Robert Downey Jr. says meeting his wife for the first time was "as significant" as trying to impress a high school girl in his youth.
The Hollywood actor and film producer Susan Levin tied the knot in 2005 after meeting on the set of Gothika in 2003.
Robert has previously credited Susan with helping him kick his drug and alcohol addictions, and says she made a big impression on him from the very beginning.
"If I picked for you the ten worst moments of my life, they were probably the ten most defining moments of my life. Whether they're that complete rejection by a girl that doesn't even know you're crazy about her, and you are distracted riding your bike to school, and just as you look over at her, you take a complete ass-over flip into a shrub.
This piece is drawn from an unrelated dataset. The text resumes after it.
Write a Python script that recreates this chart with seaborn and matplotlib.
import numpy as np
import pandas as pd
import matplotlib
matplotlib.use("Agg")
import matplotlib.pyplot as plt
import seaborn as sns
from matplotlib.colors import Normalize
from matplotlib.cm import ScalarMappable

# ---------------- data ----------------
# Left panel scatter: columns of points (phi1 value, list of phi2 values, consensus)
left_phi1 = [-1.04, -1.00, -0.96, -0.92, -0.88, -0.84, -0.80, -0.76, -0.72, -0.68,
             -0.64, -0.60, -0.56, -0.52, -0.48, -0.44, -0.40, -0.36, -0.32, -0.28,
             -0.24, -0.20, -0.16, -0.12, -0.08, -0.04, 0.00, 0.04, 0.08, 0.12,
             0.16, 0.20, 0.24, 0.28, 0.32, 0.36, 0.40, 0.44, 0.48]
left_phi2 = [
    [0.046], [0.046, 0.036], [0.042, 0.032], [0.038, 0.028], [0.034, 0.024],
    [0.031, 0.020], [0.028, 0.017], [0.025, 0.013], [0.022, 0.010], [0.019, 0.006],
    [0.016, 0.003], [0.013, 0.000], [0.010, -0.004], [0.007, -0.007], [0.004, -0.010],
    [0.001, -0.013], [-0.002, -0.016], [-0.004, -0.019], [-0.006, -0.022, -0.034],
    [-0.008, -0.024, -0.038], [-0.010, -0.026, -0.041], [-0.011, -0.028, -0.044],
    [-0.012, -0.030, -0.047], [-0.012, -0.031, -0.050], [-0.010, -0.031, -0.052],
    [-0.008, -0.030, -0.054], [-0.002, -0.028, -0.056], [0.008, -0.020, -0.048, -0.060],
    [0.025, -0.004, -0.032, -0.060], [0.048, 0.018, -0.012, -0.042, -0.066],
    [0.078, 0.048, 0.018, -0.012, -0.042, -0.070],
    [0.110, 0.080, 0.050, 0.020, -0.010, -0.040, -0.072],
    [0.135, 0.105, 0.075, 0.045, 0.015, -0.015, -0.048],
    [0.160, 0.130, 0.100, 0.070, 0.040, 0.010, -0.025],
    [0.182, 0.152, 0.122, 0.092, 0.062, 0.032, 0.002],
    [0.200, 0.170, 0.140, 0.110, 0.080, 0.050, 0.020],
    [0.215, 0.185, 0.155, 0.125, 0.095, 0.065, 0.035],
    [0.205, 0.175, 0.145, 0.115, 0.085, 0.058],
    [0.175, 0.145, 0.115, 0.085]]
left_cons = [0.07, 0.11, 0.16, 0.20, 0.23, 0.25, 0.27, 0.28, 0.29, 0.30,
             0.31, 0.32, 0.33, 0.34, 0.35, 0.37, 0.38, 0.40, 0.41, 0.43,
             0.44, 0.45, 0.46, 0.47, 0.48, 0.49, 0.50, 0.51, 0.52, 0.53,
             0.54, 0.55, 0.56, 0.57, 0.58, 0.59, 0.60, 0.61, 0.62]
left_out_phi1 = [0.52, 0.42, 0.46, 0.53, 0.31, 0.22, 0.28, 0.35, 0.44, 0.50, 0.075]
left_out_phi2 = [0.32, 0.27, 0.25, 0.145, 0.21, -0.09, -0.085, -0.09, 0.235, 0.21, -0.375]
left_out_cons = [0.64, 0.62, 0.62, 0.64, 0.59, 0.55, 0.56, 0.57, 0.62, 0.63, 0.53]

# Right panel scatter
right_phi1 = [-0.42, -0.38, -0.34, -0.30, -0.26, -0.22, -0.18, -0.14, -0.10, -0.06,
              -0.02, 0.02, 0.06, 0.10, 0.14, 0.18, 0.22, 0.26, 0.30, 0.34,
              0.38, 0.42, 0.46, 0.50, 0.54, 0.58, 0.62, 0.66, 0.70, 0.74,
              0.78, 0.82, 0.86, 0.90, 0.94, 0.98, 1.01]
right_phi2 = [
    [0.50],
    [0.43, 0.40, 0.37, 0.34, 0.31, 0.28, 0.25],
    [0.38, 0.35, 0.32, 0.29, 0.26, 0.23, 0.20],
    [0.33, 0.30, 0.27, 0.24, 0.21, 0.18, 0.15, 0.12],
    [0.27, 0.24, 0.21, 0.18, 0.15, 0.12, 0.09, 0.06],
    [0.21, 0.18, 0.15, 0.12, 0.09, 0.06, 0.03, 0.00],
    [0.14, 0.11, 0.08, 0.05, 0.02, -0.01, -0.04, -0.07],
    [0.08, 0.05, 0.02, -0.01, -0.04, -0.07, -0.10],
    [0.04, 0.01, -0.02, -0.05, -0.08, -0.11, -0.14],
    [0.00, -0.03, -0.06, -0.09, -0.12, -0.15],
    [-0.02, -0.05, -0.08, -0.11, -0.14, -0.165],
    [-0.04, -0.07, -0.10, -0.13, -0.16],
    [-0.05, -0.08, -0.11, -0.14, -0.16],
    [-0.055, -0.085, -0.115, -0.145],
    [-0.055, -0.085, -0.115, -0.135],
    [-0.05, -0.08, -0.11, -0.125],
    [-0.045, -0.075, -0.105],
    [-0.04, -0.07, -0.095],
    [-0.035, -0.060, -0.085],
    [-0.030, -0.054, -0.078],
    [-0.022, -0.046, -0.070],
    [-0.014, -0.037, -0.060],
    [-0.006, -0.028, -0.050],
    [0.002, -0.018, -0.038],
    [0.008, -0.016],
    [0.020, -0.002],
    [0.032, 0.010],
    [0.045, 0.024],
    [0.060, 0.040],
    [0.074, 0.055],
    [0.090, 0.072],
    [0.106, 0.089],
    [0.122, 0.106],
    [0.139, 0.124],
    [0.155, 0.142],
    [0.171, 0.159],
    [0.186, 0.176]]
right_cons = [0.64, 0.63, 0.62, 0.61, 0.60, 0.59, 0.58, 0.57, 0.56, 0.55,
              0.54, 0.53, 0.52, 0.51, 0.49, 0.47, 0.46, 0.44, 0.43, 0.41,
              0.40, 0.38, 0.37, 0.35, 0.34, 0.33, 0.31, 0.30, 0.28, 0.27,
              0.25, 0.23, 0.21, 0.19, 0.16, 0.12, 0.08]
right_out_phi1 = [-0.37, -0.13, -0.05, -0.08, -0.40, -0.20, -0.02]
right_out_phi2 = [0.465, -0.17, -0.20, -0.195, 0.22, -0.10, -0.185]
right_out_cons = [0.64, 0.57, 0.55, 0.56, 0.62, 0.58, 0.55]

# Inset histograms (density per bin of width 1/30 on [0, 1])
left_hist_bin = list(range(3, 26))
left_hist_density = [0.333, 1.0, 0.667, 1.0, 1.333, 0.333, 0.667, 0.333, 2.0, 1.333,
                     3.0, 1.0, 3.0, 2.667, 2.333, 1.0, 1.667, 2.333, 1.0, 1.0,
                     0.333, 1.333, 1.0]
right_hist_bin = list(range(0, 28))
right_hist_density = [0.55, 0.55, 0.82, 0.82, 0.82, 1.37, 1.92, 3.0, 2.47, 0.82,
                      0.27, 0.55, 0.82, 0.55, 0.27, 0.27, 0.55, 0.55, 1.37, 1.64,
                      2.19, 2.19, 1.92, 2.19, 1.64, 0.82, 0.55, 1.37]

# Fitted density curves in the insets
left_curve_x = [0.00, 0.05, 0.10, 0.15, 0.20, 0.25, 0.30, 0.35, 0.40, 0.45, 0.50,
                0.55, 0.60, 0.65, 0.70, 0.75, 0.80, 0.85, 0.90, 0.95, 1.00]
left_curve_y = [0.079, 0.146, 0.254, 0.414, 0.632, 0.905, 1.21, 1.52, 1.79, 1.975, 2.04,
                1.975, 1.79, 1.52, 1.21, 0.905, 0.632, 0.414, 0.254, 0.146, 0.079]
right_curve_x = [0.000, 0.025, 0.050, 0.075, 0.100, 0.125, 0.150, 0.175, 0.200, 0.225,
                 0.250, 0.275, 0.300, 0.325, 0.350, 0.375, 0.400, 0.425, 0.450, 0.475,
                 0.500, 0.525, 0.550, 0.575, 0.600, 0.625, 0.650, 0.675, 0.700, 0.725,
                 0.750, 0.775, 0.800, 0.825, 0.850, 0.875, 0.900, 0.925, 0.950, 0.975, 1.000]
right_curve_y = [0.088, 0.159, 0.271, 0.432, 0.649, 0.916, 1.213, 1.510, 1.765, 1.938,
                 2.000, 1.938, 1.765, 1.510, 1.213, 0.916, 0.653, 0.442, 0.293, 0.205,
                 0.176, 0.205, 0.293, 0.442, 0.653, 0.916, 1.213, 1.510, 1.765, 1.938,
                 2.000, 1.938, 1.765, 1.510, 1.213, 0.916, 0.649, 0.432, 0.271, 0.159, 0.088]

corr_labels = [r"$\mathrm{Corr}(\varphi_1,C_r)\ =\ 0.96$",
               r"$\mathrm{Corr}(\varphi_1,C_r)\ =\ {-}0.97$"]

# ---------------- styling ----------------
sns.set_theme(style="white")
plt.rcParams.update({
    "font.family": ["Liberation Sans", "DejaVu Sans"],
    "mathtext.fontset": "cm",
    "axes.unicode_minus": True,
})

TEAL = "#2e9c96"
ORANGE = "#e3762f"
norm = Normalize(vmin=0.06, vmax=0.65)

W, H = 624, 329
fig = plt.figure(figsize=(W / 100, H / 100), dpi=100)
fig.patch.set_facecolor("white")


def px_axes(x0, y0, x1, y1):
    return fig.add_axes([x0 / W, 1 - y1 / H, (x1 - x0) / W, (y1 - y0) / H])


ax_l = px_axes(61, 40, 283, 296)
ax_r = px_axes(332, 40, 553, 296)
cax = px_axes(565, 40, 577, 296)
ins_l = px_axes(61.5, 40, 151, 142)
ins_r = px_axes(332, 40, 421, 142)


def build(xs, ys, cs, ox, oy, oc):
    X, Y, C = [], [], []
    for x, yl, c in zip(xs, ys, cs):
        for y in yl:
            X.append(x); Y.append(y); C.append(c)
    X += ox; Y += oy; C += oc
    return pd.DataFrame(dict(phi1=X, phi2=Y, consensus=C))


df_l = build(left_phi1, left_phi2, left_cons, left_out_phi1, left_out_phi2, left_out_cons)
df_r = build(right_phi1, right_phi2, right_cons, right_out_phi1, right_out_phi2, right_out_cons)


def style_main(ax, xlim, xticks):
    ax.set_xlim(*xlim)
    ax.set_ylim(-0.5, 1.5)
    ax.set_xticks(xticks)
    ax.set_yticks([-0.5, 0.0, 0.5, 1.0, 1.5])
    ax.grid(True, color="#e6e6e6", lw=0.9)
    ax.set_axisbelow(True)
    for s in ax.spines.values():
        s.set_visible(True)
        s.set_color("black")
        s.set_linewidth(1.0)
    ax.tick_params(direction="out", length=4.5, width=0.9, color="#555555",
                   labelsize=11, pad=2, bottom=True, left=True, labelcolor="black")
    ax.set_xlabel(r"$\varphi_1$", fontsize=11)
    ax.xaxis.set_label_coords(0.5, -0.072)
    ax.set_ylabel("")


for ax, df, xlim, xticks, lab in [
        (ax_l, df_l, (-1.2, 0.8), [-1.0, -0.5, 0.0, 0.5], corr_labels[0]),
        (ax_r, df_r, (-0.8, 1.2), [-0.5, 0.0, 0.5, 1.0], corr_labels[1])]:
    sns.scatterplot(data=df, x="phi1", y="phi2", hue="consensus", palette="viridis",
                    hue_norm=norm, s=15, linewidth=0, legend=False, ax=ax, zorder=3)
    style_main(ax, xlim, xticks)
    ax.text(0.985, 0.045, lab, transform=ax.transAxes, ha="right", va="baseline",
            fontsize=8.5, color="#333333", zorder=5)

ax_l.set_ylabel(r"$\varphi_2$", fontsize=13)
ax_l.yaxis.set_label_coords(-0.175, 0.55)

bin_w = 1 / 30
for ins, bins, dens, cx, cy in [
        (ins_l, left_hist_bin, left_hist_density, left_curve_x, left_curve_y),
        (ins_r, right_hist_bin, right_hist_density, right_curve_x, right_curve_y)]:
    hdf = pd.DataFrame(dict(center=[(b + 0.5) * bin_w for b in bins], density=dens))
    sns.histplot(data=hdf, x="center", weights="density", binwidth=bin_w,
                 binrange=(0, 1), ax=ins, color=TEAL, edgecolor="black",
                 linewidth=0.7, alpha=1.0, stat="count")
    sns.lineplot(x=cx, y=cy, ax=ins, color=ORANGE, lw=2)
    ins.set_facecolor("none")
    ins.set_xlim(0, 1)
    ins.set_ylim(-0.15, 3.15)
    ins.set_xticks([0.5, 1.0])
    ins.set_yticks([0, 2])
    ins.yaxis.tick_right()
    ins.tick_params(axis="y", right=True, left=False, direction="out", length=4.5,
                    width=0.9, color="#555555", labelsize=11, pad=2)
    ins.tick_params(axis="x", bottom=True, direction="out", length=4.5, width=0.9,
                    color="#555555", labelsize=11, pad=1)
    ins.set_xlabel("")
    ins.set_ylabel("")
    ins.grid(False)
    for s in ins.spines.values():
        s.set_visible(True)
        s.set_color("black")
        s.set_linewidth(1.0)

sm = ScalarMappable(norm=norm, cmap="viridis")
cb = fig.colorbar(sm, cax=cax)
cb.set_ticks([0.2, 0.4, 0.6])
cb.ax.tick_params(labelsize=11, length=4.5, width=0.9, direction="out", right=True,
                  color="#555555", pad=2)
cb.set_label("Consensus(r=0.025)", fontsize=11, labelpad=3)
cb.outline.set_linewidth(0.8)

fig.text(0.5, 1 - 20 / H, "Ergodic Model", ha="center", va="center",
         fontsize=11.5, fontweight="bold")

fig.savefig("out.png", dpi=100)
And the girl just looks at you and keeps on walking with an expression that says, 'Who is that schmuck?'" he mused in the most recent edition of US Esquire magazine.
"And that's every bit as significant to me as the moment I met Susan, in a rehearsal space with Halle Berry in Montreal ten years ago, and thought, 'Wow, she's pretty damn cute for a boss.'"
Robert has battled drug and alcohol demons, but kicked his habit after meeting wife Susan. The 47-year-old star says his addiction was a waste of his life.
"A link between addiction and creativity? Horses**t. No, I never told myself that lie," he explained.
"I'm not saying that the correctly timed intervention here and there is blah blah blah look, it's valiant to go waste days, weeks, months, and years trying to fish someone you care about out of their own abyss. But if your intuition asks, Is this a big O.K. Corral ego trip on the part of the people who are going to say, 'All right, we're going to go in and handle this?' Because you're not. You're not going to handle s**t.
"No amount of effort is going to nudge somebody out of a situation that they deem is hopeless. And people sense when there's an ego trip involved, when there's a 'I'm here to save your life!' It's horses**t. It's horses**t. I hate it. That's recovery vulturism."